Tackles Oday Aboushi and Landon Bradley both started games for the Cavs last season. The 6-6, 295-pound Aboushi started the first five games of his junior year on the right side before replacing the injured Bradley at left tackle for the final seven games. He's physical, smart, and tenacious, using his size and strength to move the pile. Bradley is working back from a hand injury that halved his junior season. Light on his feet, he's gained plenty of experience over the last two years.
Watch Out For .... Moses to part plenty of defensive lines. He already looks like the next great Cavs lineman, following in the footsteps of D'Brickashaw Ferguson, Branden Albert, and Eugene Monroe. Once he gets comfortable at a position, he appears capable of quickly rising to All-ACC recognition.
Strength: Pass protection. Forget the aggregate numbers from 2010. When Moses became a fixture at tackle, the Cavaliers evolved into a fortress around the quarterbacks.

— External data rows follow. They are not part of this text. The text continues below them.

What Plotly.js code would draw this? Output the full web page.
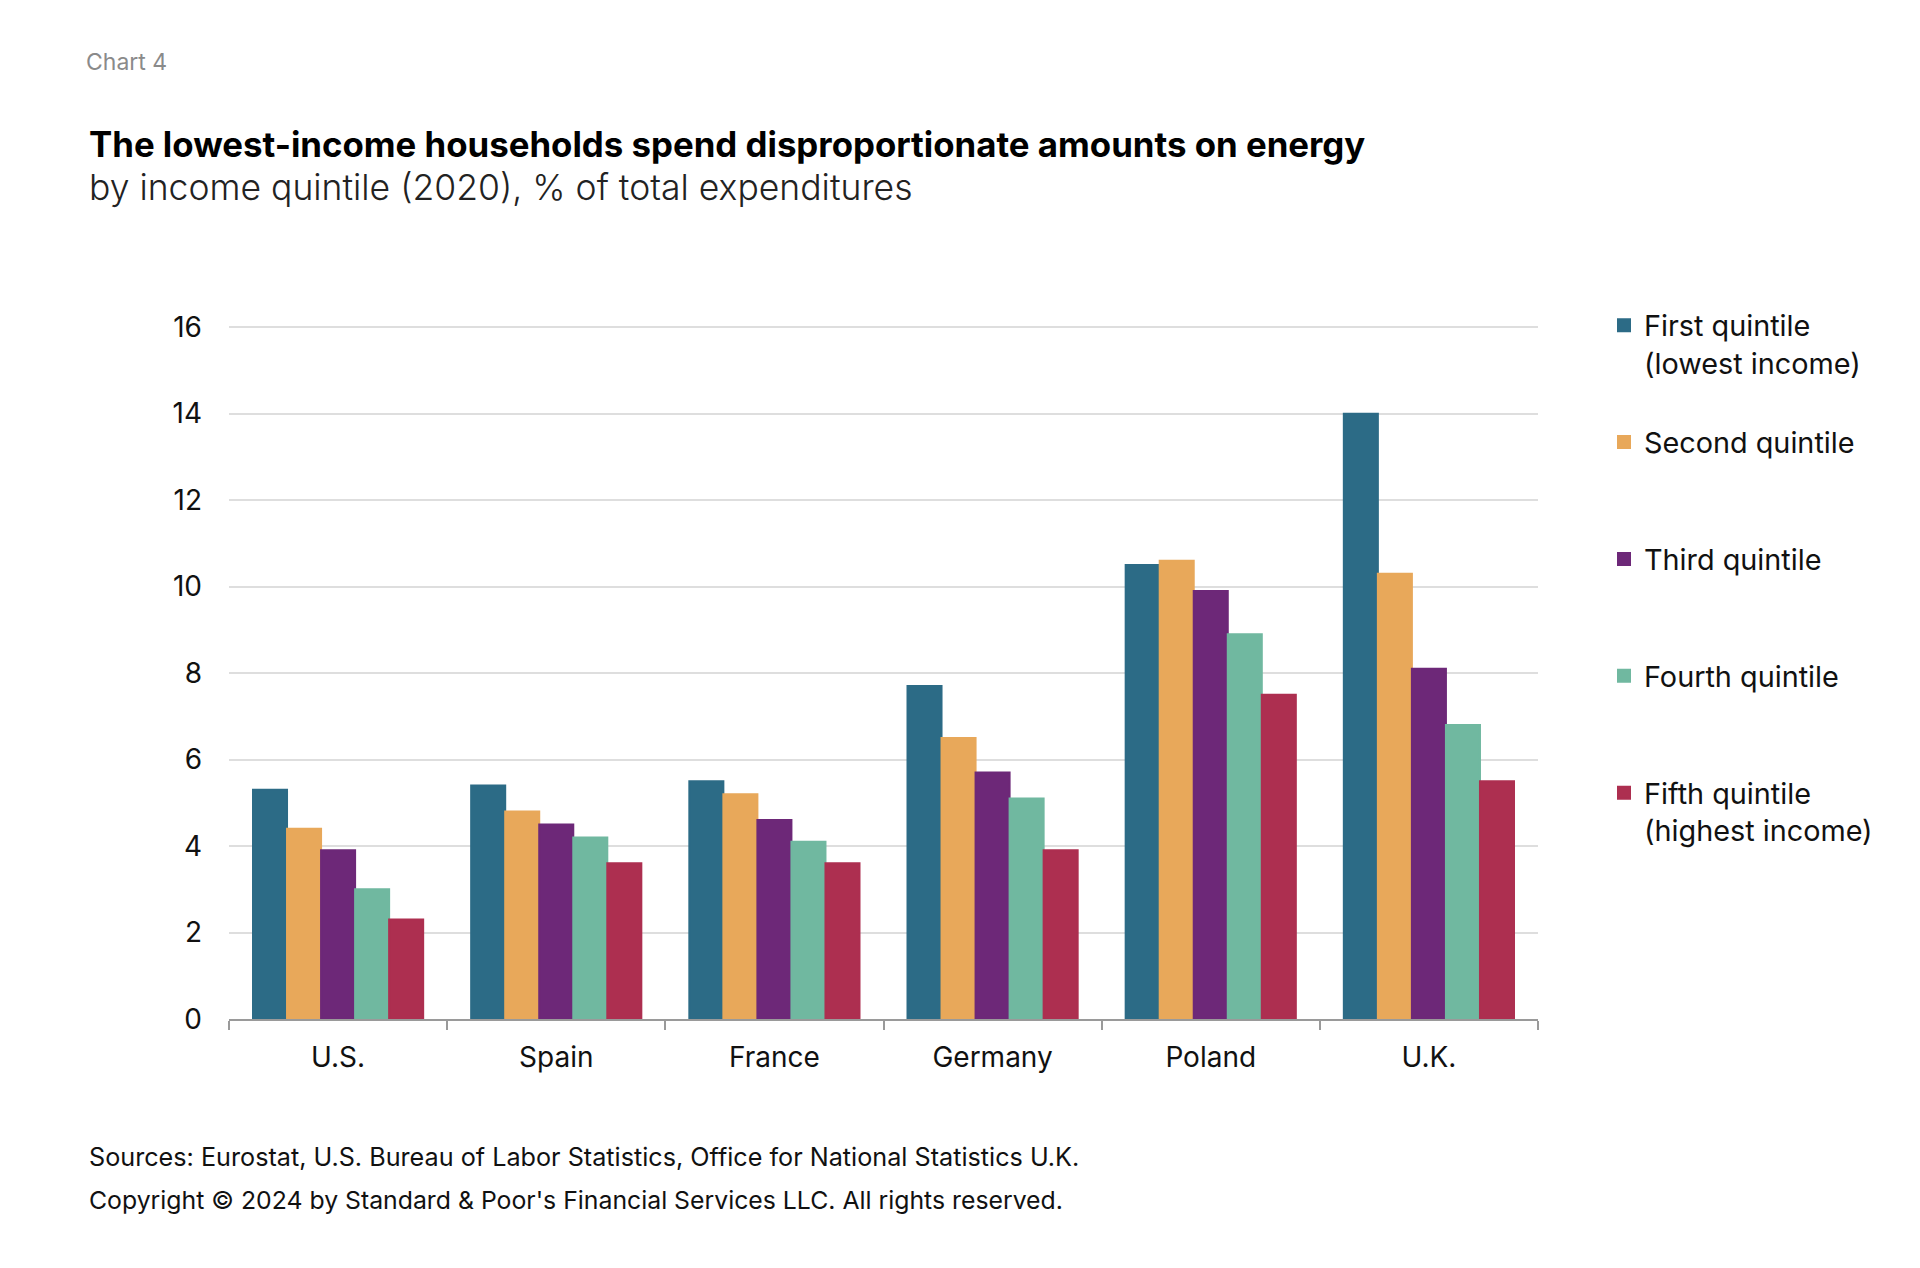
<!DOCTYPE html>
<html>
<head>
<meta charset="utf-8">
<script src="https://cdn.plot.ly/plotly-3.0.1.min.js"></script>
<style>
  html, body { margin: 0; padding: 0; background: #ffffff; }
  #chart { width: 1920px; height: 1268px; }
</style>
</head>
<body>
<div id="chart"></div>
<script>
// ---- Data ----
const countries = ["U.S.", "Spain", "France", "Germany", "Poland", "U.K."];
const seriesNames = [
  "First quintile<br>(lowest income)",
  "Second quintile<br> ",
  "Third quintile<br> ",
  "Fourth quintile<br> ",
  "Fifth quintile<br>(highest income)"
];
const firstQuintile  = [5.3, 5.4, 5.5, 7.7, 10.5, 14.0];
const secondQuintile = [4.4, 4.8, 5.2, 6.5, 10.6, 10.3];
const thirdQuintile  = [3.9, 4.5, 4.6, 5.7, 9.9, 8.1];
const fourthQuintile = [3.0, 4.2, 4.1, 5.1, 8.9, 6.8];
const fifthQuintile  = [2.3, 3.6, 3.6, 3.9, 7.5, 5.5];
const yTicks = [0, 2, 4, 6, 8, 10, 12, 14, 16];

const seriesValues = [firstQuintile, secondQuintile, thirdQuintile, fourthQuintile, fifthQuintile];
const colors = ["#2c6b86", "#e8a85a", "#6d2878", "#70b8a0", "#ad2f50"];

const FONT = "Inter, 'Open Sans', 'DejaVu Sans', sans-serif";

const traces = seriesValues.map((vals, i) => ({
  type: "bar",
  name: seriesNames[i],
  x: countries,
  y: vals,
  legendgroup: "g" + i,
  marker: { color: colors[i], line: { width: 2, color: colors[i] } },
  hoverinfo: "x+y"
}));

// plot area in pixels
const YMAX = 16.05;
const L = 229, R = 1538, B = 1019;
const T = 327 - Math.round((YMAX - 16) * (1019 - 327) / 16);
const W = R - L, H = B - T;
const px = x => (x - L) / W;
const py = y => (B - y) / H;

const layout = {
  width: 1920,
  height: 1268,
  margin: { l: L, r: 1920 - R, t: T, b: 1268 - B, pad: 0 },
  paper_bgcolor: "#ffffff",
  plot_bgcolor: "#ffffff",
  font: { family: FONT, color: "#111111", size: 28 },
  barmode: "group",
  bargap: 0.22,
  bargroupgap: 0,
  showlegend: true,
  legend: {
    x: px(1604), xanchor: "left",
    y: py(300), yanchor: "top",
    valign: "top",
    font: { family: FONT, size: 28.8, color: "#111111" },
    tracegroupgap: 39,
    itemclick: false, itemdoubleclick: false,
    bgcolor: "rgba(0,0,0,0)"
  },
  xaxis: {
    type: "category",
    showgrid: false,
    showline: true,
    linecolor: "#9a9a9a",
    linewidth: 2,
    ticks: "outside",
    tickson: "boundaries",
    ticklen: 9,
    tickwidth: 2,
    tickcolor: "#9a9a9a",
    ticklabelstandoff: 12,
    tickfont: { family: FONT, size: 28, color: "#111111" },
    fixedrange: true,
    zeroline: false
  },
  yaxis: {
    range: [0, YMAX],
    tickvals: yTicks,
    ticktext: yTicks.map(String),
    showgrid: true,
    gridcolor: "#dedede",
    gridwidth: 1.5,
    zeroline: false,
    showline: false,
    ticks: "",
    ticklabelstandoff: 26,
    tickfont: { family: FONT, size: 28, color: "#111111" },
    fixedrange: true
  },
  annotations: [
    { text: "Chart 4", xref: "paper", yref: "paper", x: px(84), y: py(62),
      xanchor: "left", yanchor: "middle", showarrow: false,
      font: { family: FONT, size: 23, color: "#8a8a8a" } },
    { text: "<b>The lowest-income households spend disproportionate amounts on energy</b>",
      xref: "paper", yref: "paper", x: px(87), y: py(144),
      xanchor: "left", yanchor: "middle", showarrow: false,
      font: { family: FONT, size: 34.8, color: "#000000" } },
    { text: "by income quintile (2020), % of total expenditures",
      xref: "paper", yref: "paper", x: px(87), y: py(188),
      xanchor: "left", yanchor: "middle", showarrow: false,
      font: { family: FONT, size: 35.5, color: "#222222", weight: 300 } },
    { text: "Sources: Eurostat, U.S. Bureau of Labor Statistics, Office for National Statistics U.K.",
      xref: "paper", yref: "paper", x: px(87), y: py(1157),
      xanchor: "left", yanchor: "middle", showarrow: false,
      font: { family: FONT, size: 25.2, color: "#111111" } },
    { text: "Copyright © 2024 by Standard &amp; Poor's Financial Services LLC. All rights reserved.",
      xref: "paper", yref: "paper", x: px(87), y: py(1200),
      xanchor: "left", yanchor: "middle", showarrow: false,
      font: { family: FONT, size: 24.8, color: "#111111" } }
  ]
};

Plotly.newPlot("chart", traces, layout, { displayModeBar: false, staticPlot: false, responsive: false });
</script>
</body>
</html>
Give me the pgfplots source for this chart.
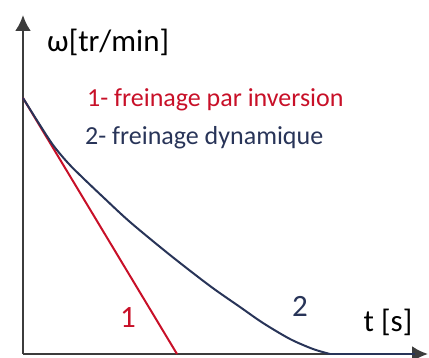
\documentclass[border=0pt]{standalone}
\usepackage{pgfplots}
\pgfplotsset{compat=1.18}
\usetikzlibrary{arrows.meta}
\usepackage{fontspec}
\setmainfont{Carlito}
\definecolor{brakered}{RGB}{200,16,40}
\definecolor{brakeblue}{RGB}{40,52,88}
\definecolor{axisgray}{RGB}{60,60,60}

\begin{document}
\begin{tikzpicture}
\begin{axis}[
  scale only axis, width=405pt, height=339pt,
  xmin=0, xmax=405, ymin=0, ymax=339,
  axis lines=left,
  axis line style={line width=2.6pt, draw=axisgray, -{Latex[length=16pt,width=16pt]}},
  xtick=\empty, ytick=\empty,
  clip=false,
]
% 1: plugging (reverse-current) braking, linear decay
\addplot[brakered, line width=2pt] coordinates {(0,256) (154,0)};
% 2: dynamic braking, decaying curve that settles on the time axis
\addplot[brakeblue, line width=2pt, smooth] coordinates {
  (0,256) (15,232) (30,209) (45,191) (60,176) (80,157) (107,132)
  (147,99) (187,68) (217,47) (240,31) (267,15) (290,5) (307,0)};
\addplot[brakeblue, line width=2pt] coordinates {(307,0) (392,0)};

\node[anchor=base west, inner sep=0pt, font=\fontsize{31}{36}\selectfont] at (axis cs:24,302) {ω[tr/min]};
\node[anchor=base west, inner sep=0pt, text=brakered, font=\fontsize{26}{31}\selectfont] at (axis cs:64,247) {1- freinage par inversion};
\node[anchor=base west, inner sep=0pt, text=brakeblue, font=\fontsize{26}{31}\selectfont] at (axis cs:62,209) {2- freinage dynamique};
\node[anchor=base, inner sep=0pt, text=brakered, font=\fontsize{31}{36}\selectfont] at (axis cs:105,26) {1};
\node[anchor=base, inner sep=0pt, text=brakeblue, font=\fontsize{31}{36}\selectfont] at (axis cs:277,37) {2};
\node[anchor=base, inner sep=0pt, font=\fontsize{31}{36}\selectfont] at (axis cs:365,22) {t [s]};
\end{axis}
\pgfresetboundingbox
\path[use as bounding box] (-23pt,-4pt) rectangle (406pt,354pt);
\end{tikzpicture}
\end{document}
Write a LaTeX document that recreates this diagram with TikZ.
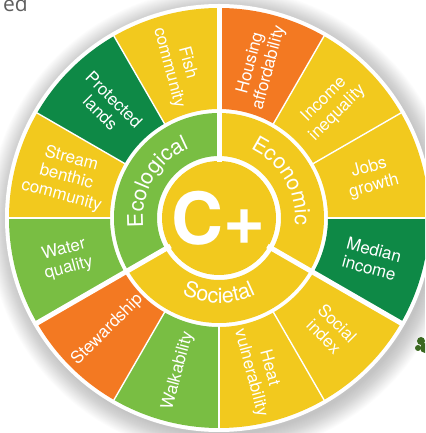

After bending early, Virginia yielded just six sacks over the final 26 quarters, including a stretch of 13 consecutive sackless quarters.
Weakness: Guard. Pasztor is fine, with NFL potential. However, after him, the Cavaliers could struggle, assuming Moses remains at one of the tackle positions. Cuffee wasn't with the team in 2010, and Bowanko lacks snaps. At a minimum depth on the interior will be an issue.
Outlook: There's plenty of hope in Charlottesville that the offensive line could be dramatically improved in 2011. Moses has the potential to be an anchor, and Mihota, Pasztor, Aboushi, and Bradley are capable veterans. The keys this fall will be to stay healthy and develop a few more reliable blockers, especially at guard.